# WHAT IS BEING ASKED:
Your output must be the lines below from the line containing "Give me the TikZ source for this diagram." to the line containing "(ball.center) -- (vvend);", both lines included, reproduced exactly and without pictures.

--- DATA FOR THE TASK ---

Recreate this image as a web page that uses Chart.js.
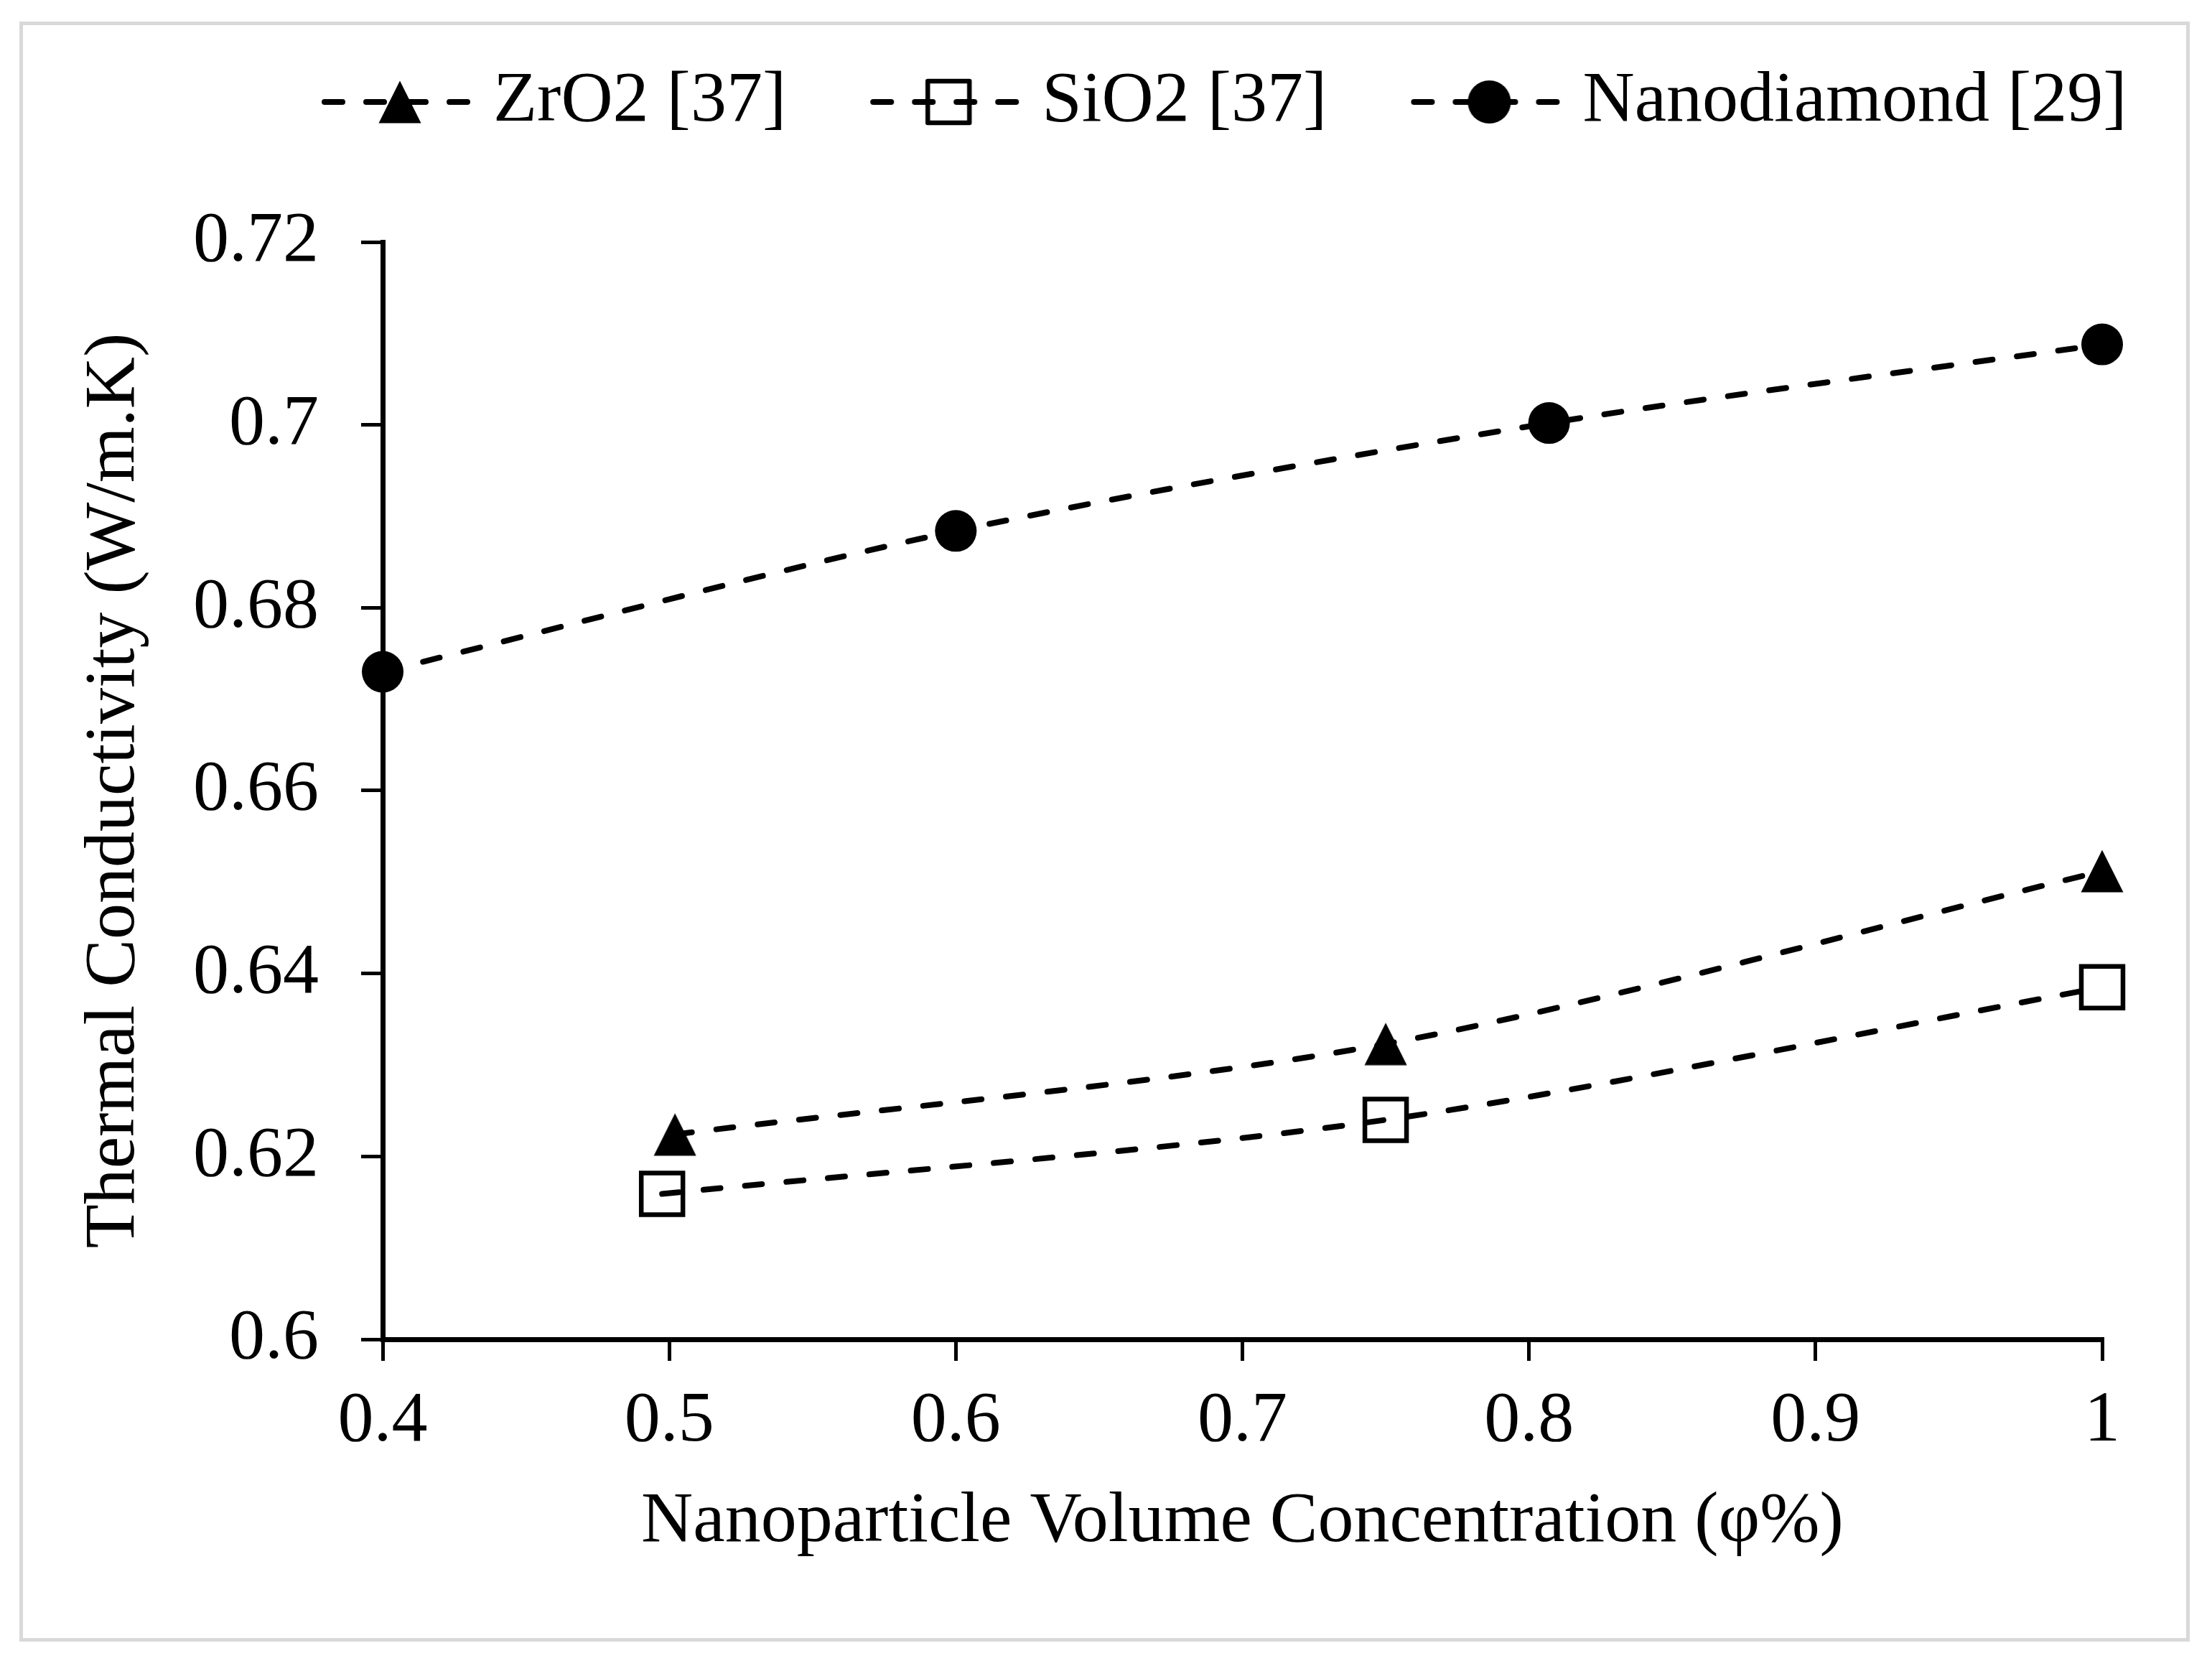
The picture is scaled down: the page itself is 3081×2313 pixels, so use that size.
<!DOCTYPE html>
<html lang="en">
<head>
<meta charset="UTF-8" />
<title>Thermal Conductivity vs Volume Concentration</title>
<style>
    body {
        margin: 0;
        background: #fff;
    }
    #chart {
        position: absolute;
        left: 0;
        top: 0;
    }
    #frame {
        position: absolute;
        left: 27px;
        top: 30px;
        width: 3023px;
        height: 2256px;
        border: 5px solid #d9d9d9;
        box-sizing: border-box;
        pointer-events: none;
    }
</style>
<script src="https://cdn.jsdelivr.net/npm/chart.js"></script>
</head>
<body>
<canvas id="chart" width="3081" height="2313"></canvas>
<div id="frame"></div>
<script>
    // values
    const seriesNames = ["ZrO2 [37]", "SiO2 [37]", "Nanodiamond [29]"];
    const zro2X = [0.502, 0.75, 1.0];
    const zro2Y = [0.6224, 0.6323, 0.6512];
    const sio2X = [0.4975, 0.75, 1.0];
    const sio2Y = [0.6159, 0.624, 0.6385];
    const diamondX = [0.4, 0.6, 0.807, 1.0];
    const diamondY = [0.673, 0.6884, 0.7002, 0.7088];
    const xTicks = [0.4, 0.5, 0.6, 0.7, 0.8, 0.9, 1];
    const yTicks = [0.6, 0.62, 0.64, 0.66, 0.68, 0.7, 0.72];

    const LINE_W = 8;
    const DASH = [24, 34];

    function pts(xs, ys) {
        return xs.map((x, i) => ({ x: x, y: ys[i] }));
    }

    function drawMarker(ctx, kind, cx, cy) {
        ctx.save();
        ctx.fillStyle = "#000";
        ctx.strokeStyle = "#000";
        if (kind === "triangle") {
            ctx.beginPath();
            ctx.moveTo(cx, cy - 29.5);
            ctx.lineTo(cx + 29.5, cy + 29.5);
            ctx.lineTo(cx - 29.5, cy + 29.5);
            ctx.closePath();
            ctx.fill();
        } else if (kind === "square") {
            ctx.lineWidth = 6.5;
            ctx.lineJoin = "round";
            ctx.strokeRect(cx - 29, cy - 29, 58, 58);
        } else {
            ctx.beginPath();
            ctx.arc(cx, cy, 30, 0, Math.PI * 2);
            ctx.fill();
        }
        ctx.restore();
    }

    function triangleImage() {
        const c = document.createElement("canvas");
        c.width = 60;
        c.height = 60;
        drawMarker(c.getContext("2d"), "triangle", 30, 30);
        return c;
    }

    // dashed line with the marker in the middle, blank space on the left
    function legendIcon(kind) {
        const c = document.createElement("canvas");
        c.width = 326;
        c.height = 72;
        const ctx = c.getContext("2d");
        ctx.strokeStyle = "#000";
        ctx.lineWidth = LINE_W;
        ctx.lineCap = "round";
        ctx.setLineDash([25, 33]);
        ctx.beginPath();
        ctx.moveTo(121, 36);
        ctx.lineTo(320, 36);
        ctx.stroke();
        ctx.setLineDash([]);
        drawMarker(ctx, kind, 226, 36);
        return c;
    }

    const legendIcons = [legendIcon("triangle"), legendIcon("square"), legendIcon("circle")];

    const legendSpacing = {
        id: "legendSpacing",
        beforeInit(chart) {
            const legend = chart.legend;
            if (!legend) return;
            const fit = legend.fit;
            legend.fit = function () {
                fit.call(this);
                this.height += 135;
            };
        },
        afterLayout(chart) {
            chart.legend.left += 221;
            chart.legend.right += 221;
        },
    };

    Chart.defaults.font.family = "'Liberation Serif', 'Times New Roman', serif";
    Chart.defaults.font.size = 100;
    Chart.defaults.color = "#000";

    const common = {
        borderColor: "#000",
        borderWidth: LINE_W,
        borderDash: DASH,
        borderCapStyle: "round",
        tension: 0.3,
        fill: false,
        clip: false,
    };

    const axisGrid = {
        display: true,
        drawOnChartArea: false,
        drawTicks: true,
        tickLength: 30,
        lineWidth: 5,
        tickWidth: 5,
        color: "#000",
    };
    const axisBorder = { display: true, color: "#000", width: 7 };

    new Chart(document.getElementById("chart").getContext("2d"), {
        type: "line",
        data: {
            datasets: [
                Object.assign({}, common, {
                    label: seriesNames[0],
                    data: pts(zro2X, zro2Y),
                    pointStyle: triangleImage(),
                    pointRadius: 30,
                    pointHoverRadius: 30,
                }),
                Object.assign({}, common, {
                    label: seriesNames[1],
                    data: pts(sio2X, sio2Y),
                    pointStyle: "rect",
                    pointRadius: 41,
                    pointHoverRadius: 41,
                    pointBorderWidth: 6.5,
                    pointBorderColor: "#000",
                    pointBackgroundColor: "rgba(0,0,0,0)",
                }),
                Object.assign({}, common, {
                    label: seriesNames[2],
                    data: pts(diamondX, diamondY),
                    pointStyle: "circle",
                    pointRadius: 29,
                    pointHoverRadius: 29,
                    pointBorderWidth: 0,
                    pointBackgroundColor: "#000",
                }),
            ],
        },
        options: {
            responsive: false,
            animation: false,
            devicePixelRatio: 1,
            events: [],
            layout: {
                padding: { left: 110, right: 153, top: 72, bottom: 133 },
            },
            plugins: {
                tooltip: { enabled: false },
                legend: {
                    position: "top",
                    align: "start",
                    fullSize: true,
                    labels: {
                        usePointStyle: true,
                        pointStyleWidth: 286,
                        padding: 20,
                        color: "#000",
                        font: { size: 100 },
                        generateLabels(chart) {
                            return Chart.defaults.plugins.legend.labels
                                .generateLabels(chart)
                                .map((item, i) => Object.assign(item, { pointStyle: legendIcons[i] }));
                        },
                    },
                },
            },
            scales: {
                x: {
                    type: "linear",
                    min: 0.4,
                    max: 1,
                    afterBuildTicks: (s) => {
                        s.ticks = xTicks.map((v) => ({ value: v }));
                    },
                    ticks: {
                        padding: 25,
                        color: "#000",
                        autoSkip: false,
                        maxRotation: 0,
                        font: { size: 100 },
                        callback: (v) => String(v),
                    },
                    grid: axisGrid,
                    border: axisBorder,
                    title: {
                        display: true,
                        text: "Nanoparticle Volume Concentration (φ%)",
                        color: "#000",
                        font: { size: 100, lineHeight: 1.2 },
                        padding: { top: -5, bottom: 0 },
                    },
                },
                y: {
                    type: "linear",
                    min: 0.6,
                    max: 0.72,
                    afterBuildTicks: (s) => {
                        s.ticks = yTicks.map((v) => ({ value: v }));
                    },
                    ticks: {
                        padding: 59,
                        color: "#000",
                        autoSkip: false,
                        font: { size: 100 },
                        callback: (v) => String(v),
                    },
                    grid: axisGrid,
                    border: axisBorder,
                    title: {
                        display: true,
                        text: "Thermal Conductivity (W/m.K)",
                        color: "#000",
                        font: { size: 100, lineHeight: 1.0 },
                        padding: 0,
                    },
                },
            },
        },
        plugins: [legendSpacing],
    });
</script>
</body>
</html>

---
--- DATA FOR THE TASK ---

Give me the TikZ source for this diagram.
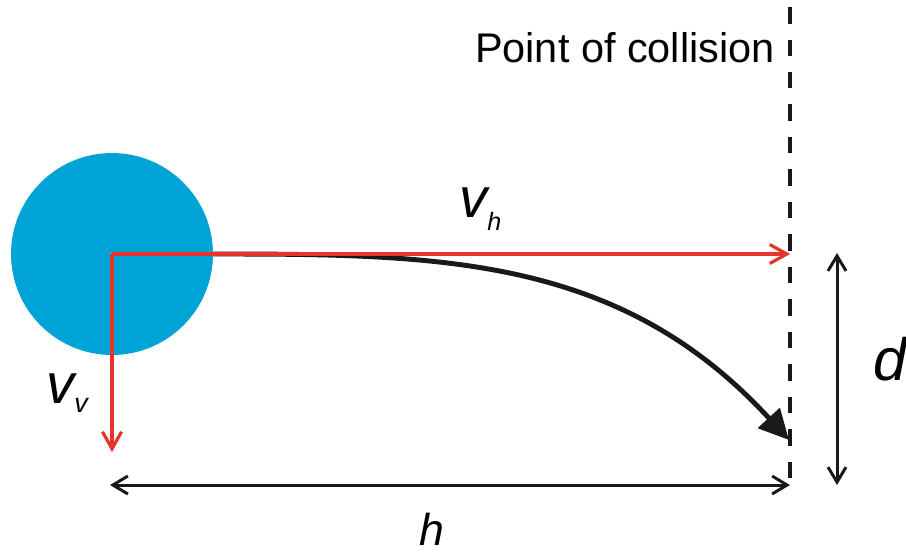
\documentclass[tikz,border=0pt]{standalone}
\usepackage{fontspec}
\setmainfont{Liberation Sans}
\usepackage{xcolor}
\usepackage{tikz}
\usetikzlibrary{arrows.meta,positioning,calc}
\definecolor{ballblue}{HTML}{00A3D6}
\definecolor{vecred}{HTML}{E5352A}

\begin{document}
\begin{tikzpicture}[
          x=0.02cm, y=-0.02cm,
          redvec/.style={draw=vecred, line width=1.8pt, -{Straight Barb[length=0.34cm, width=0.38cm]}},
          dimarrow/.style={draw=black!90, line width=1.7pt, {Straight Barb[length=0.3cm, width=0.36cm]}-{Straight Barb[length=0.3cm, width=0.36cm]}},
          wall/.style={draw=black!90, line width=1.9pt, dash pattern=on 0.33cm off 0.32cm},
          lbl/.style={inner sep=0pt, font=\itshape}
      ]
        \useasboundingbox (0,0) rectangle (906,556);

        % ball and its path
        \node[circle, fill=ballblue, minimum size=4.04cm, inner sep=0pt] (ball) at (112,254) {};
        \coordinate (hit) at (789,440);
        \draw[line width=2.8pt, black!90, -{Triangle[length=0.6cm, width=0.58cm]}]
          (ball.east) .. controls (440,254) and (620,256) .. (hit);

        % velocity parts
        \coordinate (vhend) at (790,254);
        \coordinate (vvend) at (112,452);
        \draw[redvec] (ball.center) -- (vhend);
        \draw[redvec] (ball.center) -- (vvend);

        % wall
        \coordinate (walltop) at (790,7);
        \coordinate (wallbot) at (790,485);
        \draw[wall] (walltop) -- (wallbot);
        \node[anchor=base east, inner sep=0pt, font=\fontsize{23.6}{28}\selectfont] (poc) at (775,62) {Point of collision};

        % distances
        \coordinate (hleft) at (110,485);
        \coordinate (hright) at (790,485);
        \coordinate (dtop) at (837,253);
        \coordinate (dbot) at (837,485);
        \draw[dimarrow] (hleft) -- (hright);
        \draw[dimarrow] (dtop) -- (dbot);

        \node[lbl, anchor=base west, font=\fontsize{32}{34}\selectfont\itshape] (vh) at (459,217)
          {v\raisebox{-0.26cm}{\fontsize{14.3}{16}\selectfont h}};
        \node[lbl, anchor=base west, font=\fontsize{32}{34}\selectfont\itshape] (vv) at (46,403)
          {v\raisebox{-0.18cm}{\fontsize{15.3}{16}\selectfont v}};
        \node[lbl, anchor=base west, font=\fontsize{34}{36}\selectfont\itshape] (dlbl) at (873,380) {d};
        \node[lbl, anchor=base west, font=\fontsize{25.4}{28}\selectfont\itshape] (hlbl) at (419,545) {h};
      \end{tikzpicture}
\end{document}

---

# RESPONSE FOR THIS EXERCISE:
Give me the TikZ source for this diagram.
\documentclass[tikz,border=0pt]{standalone}
\usepackage{fontspec}
\setmainfont{Liberation Sans}
\usepackage{xcolor}
\usepackage{tikz}
\usetikzlibrary{arrows.meta,positioning,calc}
\definecolor{ballblue}{HTML}{00A3D6}
\definecolor{vecred}{HTML}{E5352A}

\begin{document}
\begin{tikzpicture}[
          x=0.02cm, y=-0.02cm,
          redvec/.style={draw=vecred, line width=1.8pt, -{Straight Barb[length=0.34cm, width=0.38cm]}},
          dimarrow/.style={draw=black!90, line width=1.7pt, {Straight Barb[length=0.3cm, width=0.36cm]}-{Straight Barb[length=0.3cm, width=0.36cm]}},
          wall/.style={draw=black!90, line width=1.9pt, dash pattern=on 0.33cm off 0.32cm},
          lbl/.style={inner sep=0pt, font=\itshape}
      ]
        \useasboundingbox (0,0) rectangle (906,556);

        % ball and its path
        \node[circle, fill=ballblue, minimum size=4.04cm, inner sep=0pt] (ball) at (112,254) {};
        \coordinate (hit) at (789,440);
        \draw[line width=2.8pt, black!90, -{Triangle[length=0.6cm, width=0.58cm]}]
          (ball.east) .. controls (440,254) and (620,256) .. (hit);

        % velocity parts
        \coordinate (vhend) at (790,254);
        \coordinate (vvend) at (112,452);
        \draw[redvec] (ball.center) -- (vhend);
        \draw[redvec] (ball.center) -- (vvend);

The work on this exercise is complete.